The document was an appointment, of someone name Robbins, to military office.  Hancock signed in his capacity as governor of Massachusetts. With awe, I scanned the document.
The Hancock signature is large and bold.  He signed the Declaration of Independence as the president of the Continental Congress.  The confidence expressed in that signature lent additional authority the Declaration that we celebrate today.

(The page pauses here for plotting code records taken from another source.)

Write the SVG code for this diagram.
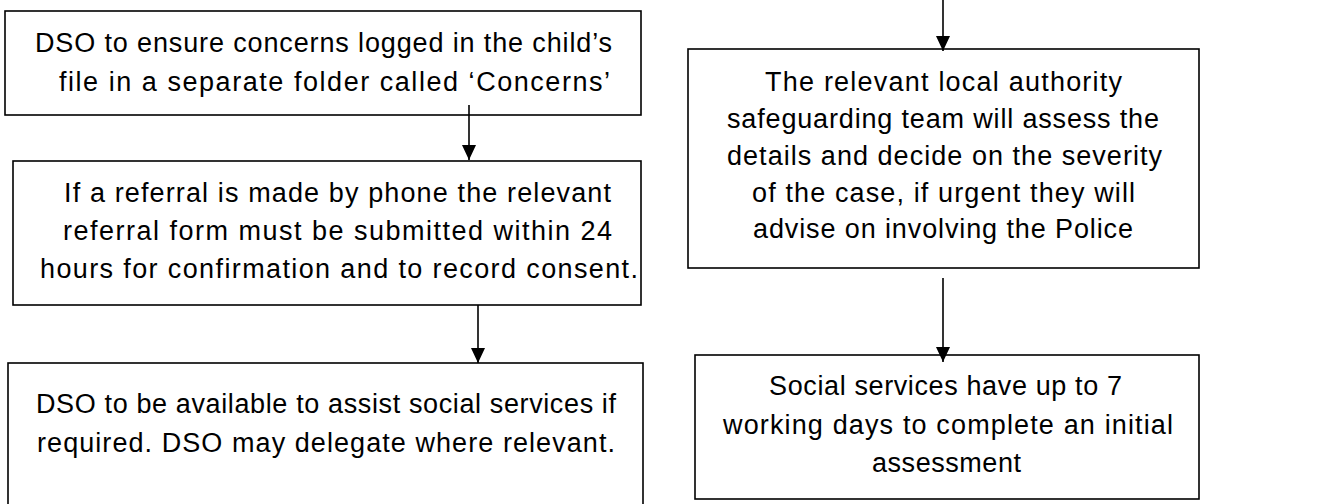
<svg xmlns="http://www.w3.org/2000/svg" width="1341" height="504" viewBox="0 0 1341 504">
<style>
.box{fill:#fff;stroke:#000;stroke-width:1.6}
.t{font-family:"Liberation Sans",Arial,sans-serif;font-size:27px;fill:#000}
.c{stroke:#000;stroke-width:1.6;fill:none}
</style>
<defs>
<marker id="ah" viewBox="0 0 15 14" refX="15" refY="7" markerUnits="userSpaceOnUse" markerWidth="15" markerHeight="14" orient="auto">
<path d="M0,0 L15,7 L0,14 z" fill="#000"/>
</marker>
</defs>
<rect width="1341" height="504" fill="#fff"/>
<g id="node-concerns">
<rect class="box" x="5" y="11" width="636" height="104"/>
<text class="t" x="35" y="52" textLength="577">DSO to ensure concerns logged in the child’s</text>
<text class="t" x="59" y="91" textLength="551">file in a separate folder called ‘Concerns’</text>
</g>
<g id="node-referral">
<rect class="box" x="13" y="161" width="628" height="144"/>
<text class="t" x="64" y="202" textLength="547">If a referral is made by phone the relevant</text>
<text class="t" x="63" y="240" textLength="549">referral form must be submitted within 24</text>
<text class="t" x="40" y="278" textLength="598">hours for confirmation and to record consent.</text>
</g>
<g id="node-dso-available">
<rect class="box" x="8" y="363" width="635" height="160"/>
<text class="t" x="36" y="413" textLength="580">DSO to be available to assist social services if</text>
<text class="t" x="37" y="452" textLength="578">required. DSO may delegate where relevant.</text>
</g>
<g id="node-local-authority">
<rect class="box" x="688" y="49" width="511" height="219"/>
<text class="t" x="765" y="91" textLength="357">The relevant local authority</text>
<text class="t" x="727" y="128" textLength="432">safeguarding team will assess the</text>
<text class="t" x="727" y="165" textLength="435">details and decide on the severity</text>
<text class="t" x="752" y="202" textLength="383">of the case, if urgent they will</text>
<text class="t" x="753" y="238" textLength="380">advise on involving the Police</text>
</g>
<g id="node-social-services">
<rect class="box" x="695" y="355" width="504" height="144"/>
<text class="t" x="769" y="395" textLength="353">Social services have up to 7</text>
<text class="t" x="723" y="434" textLength="450">working days to complete an initial</text>
<text class="t" x="872" y="472" textLength="149">assessment</text>
</g>
<g id="connectors">
<line class="c" x1="469" y1="105" x2="469" y2="160" marker-end="url(#ah)"/>
<line class="c" x1="478" y1="305" x2="478" y2="363" marker-end="url(#ah)"/>
<line class="c" x1="943" y1="0" x2="943" y2="51" marker-end="url(#ah)"/>
<line class="c" x1="943" y1="278" x2="943" y2="362" marker-end="url(#ah)"/>
</g>
</svg>
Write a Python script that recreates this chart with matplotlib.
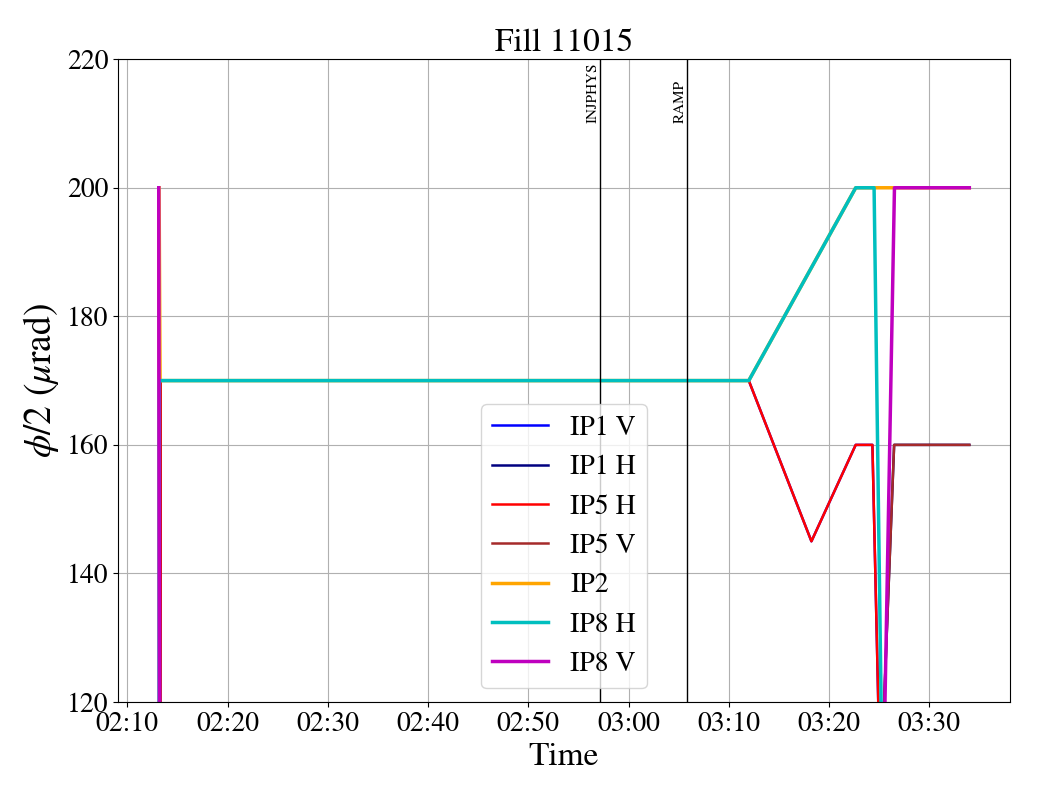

But isn’t it interesting that we have selected that document, that event, to mark the beginning of our country?
Lots of revolutionary activity went on beforehand.  The Committees of Correspondence were established well before 1776.  The Boston Tea Party took place in 1773 and the First Continental Congress met in 1774.  Those key early battles at Lexington & Concord were fought in 1775 and so was the Battle of Bunker Hill.
The Green Mountain Boys captured Fort Ticonderoga and valuable cannons and the Second Continental Congress sent “The Olive Branch Petition” to King George lll all before the Declaration of Independence was issued.

If I were writing the history books, I wouldn’t date the beginning of the USA to the signing of the Declaration of Independence.  I would date it neither from the restive disturbances and outright battles of the early 1770s nor from any of the many battles of the Revolutionary War, not even the one at Yorktown in 1781 when General Cornwallis surrendered.
For myself, I select the 1787 summer of the Constitutional Convention as the birth of the United States of America.  My USA is 230 years old this summer.  Not everyone would agree, but I have my reasons. Nevertheless, I am perfectly happy to celebrate on this day that others have chosen.
Actually, I am impressed with my fellow Americans in selecting the publication of our Declaration of Independence as the most significant moment in the birth legend of our country. 

It is with the glory of oratory, not of battle, that we choose to date our beginning.